Washington D.C. speak
Original post made by Tim Hunt, Castlewood, on Feb 26, 2013
Thanks to the profligate spending by Congress and the president and despite having no budget for four years, there is seeming hysteria about cutting about 2.5 percent of the budget. The laundry list of substantial cuts in services for each state that the White House issued over the weekend was dutifully reported by media outlets. A few of them actually asked the next question—the federal budget is up 19 percent since President Obama took office and the cuts are pretty trivial—what is the big deal.
How many American families have dealt with diminished income—in real terms? You have to remember that a “cut” in Washington D.C. speak is a reduction in the anticipated increase in spending, not spending less money. The sequestration reduces the rate of increase over 10 years, not actual spending. That’s the scam that Washington D.C. has played upon the citizens for decades—reducing the spending rate is considered a cut. In an expanding economy the reduction in the rate of growth will close the gap.
It’s also worth remembering that the country is borrowing about 46 cents of every dollar that is being spent—a trajectory that makes the unfunded pension liabilities in California and many of its governments look pretty manageable by comparison.
Consider other examples—California’s governors and legislatures, most specifically Gov. Arnold Schwarzenegger, manipulated numbers on revenue and borrowed excessively to close the budget gap on paper over the last decade. The gap was real—revenues had plunged about 25 percent at the depths of the recession and there was no appetite to truly close the gap.

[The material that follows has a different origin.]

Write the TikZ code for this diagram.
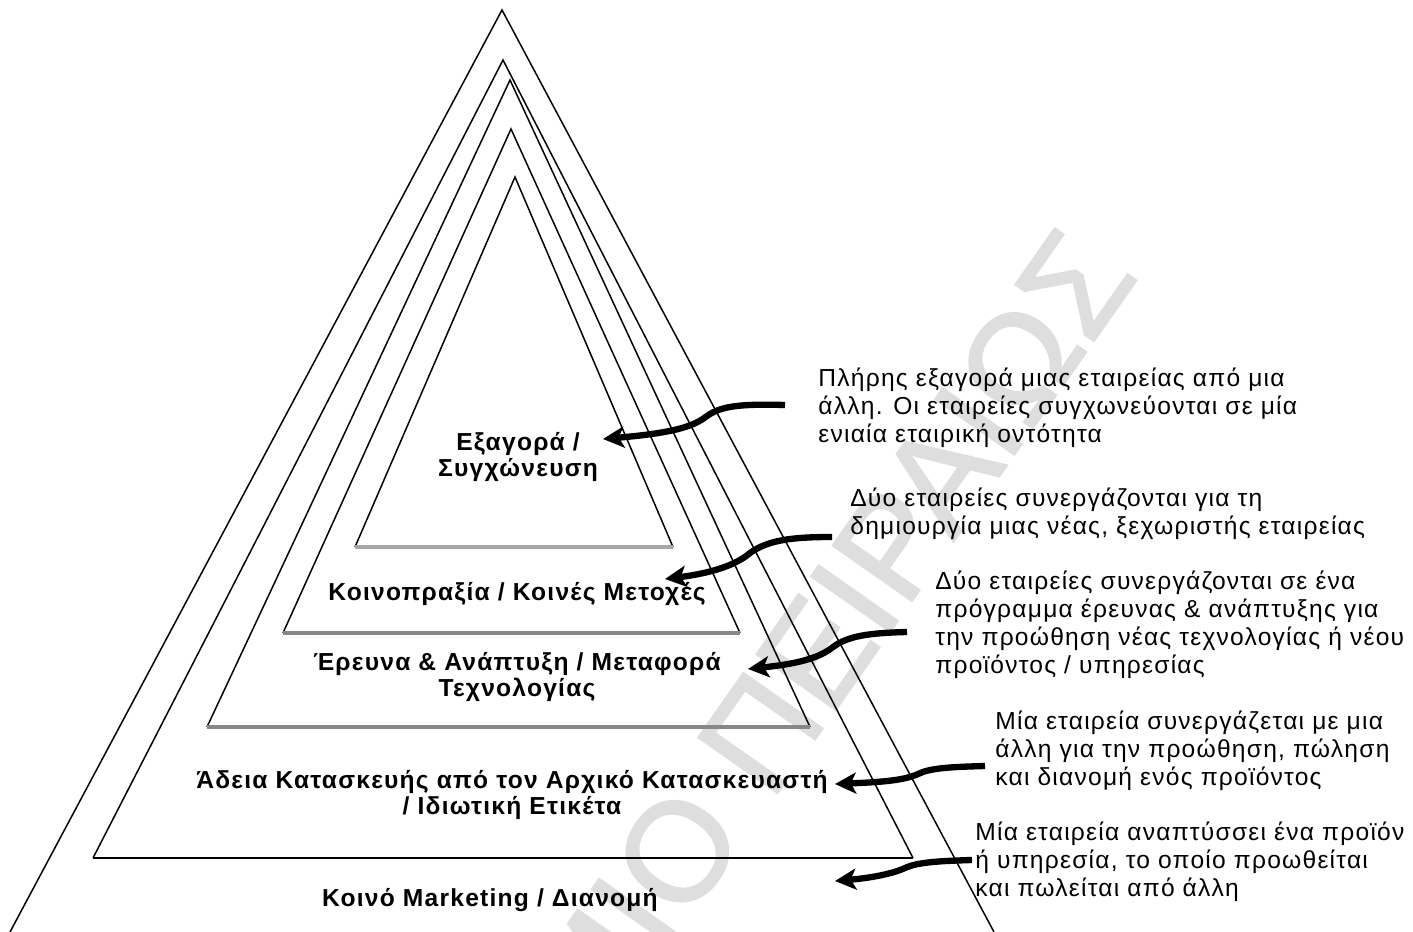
\documentclass[tikz,border=0pt]{standalone}
\usepackage{fontspec}
\setmainfont{Liberation Sans}
\newfontfamily\spfont[LetterSpace=5]{Liberation Sans}
\newfontfamily\wmfont[FakeBold=1.5]{Liberation Sans}
\usetikzlibrary{arrows.meta}
\definecolor{wmgray}{RGB}{222,222,222}
\definecolor{basegray}{RGB}{135,135,135}
\begin{document}
\begin{tikzpicture}[x=0.02cm, y=-0.02cm,
  side/.style={draw=black, line width=0.85pt},
  gbase/.style={draw=basegray, line width=1.8pt},
  kbase/.style={draw=black, line width=1.4pt},
  lbl/.style={font=\spfont\bfseries\fontsize{14}{14.8}\selectfont, align=center, inner sep=0pt},
  desc/.style={font=\spfont\fontsize{14}{15.9}\selectfont, align=left, anchor=west, inner sep=0pt},
  arr/.style={line width=3.6pt, -{Stealth[length=12pt,width=12pt,inset=3pt]}},
  wm/.style={font=\wmfont\fontsize{80}{80}\selectfont, text=wmgray, inner sep=0pt}
]
\useasboundingbox (0,0) rectangle (1413,932);

% watermark
\node[wm, rotate=55, anchor=east] (wmark) at (1100,248) {ΜΙΟ ΠΕΙΡΑΙΩΣ};

% outer triangle
\draw[side] (10,932) -- (502,10) -- (994,932);
% level 2
\draw[side] (93,858) -- (503,60) -- (913,858);
\draw[kbase] (93,858) -- (913,858);
% level 3
\draw[side] (207,727) -- (510,80) -- (810,727);
\draw[gbase] (207,727) -- (810,727);
% level 4
\draw[side] (283,633) -- (511,129) -- (740,633);
\draw[gbase] (283,633) -- (740,633);
% level 5
\draw[side] (355,547) -- (515,177) -- (673,547);
\draw[gbase, draw=black!35] (355,547) -- (673,547);

% pyramid labels
\node[lbl] (l5) at (518,457) {Εξαγορά /\\Συγχώνευση};
\node[lbl] (l4) at (517,594) {Κοινοπραξία / Κοινές Μετοχές};
\node[lbl] (l3) at (517,677) {Έρευνα \& Ανάπτυξη / Μεταφορά\\Τεχνολογίας};
\node[lbl] (l2) at (512,795) {Άδεια Κατασκευής από τον Αρχικό Κατασκευαστή\\/ Ιδιωτική Ετικέτα};
\node[lbl] (l1) at (490,900) {Κοινό Marketing / Διανομή};

% descriptions
\node[desc] (d5) at (818,408) {Πλήρης εξαγορά μιας εταιρείας από μια\\άλλη. Οι εταιρείες συγχωνεύονται σε μία\\ενιαία εταιρική οντότητα};
\node[desc] (d4) at (850,514) {Δύο εταιρείες συνεργάζονται για τη\\δημιουργία μιας νέας, ξεχωριστής εταιρείας};
\node[desc] (d3) at (935,625) {Δύο εταιρείες συνεργάζονται σε ένα\\πρόγραμμα έρευνας \& ανάπτυξης για\\την προώθηση νέας τεχνολογίας ή νέου\\προϊόντος / υπηρεσίας};
\node[desc] (d2) at (995,751) {Μία εταιρεία συνεργάζεται με μια\\άλλη για την προώθηση, πώληση\\και διανομή ενός προϊόντος};
\node[desc] (d1) at (975,862) {Μία εταιρεία αναπτύσσει ένα προϊόν\\ή υπηρεσία, το οποίο προωθείται\\και πωλείται από άλλη};

% arrow end points
\coordinate (a1s) at (785,405); \coordinate (a1e) at (603,439);
\coordinate (a2s) at (832,537); \coordinate (a2e) at (665,579);
\coordinate (a3s) at (907,632); \coordinate (a3e) at (748,669);
\coordinate (a4s) at (985,766); \coordinate (a4e) at (835,784);
\coordinate (a5s) at (972,860); \coordinate (a5e) at (835,881);

\draw[arr] (a1s) .. controls (745,404) and (722,405) .. (707,416) .. controls (693,427) and (672,433) .. (a1e);
\draw[arr] (a2s) .. controls (792,537) and (768,540) .. (750,553) .. controls (736,565) and (712,573) .. (a2e);
\draw[arr] (a3s) .. controls (868,633) and (848,636) .. (833,647) .. controls (818,659) and (795,664) .. (a3e);
\draw[arr] (a4s) .. controls (950,767) and (930,768) .. (918,774) .. controls (905,780) and (885,782) .. (a4e);
\draw[arr] (a5s) .. controls (940,861) and (918,862) .. (905,868) .. controls (892,874) and (870,878) .. (a5e);
\end{tikzpicture}
\end{document}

The Bay Area News Group ran a retirement story this week about the Antioch city manager that shows just how dramatically and quickly things can change and require immediate change from government (that’s why Pleasanton has numerous reserve funds for economic uncertainty and equipment replacement—and Pleasanton still instituted a hiring freeze when the economy started to go south).
Revenues in Antioch went from $47 million to $34 million over four years as new home construction dried up and sales tax revenue went with it. That required three rounds of layoffs, employee benefit and salary concession and stringent other spending restrictions. It was necessary because cities cannot run deficit budgets.
Oh, for such requirements at the federal level which is addicted to borrowing and spending (revenues this year will be at an all-time high and there’s still the 46-cent per dollar deficit spending).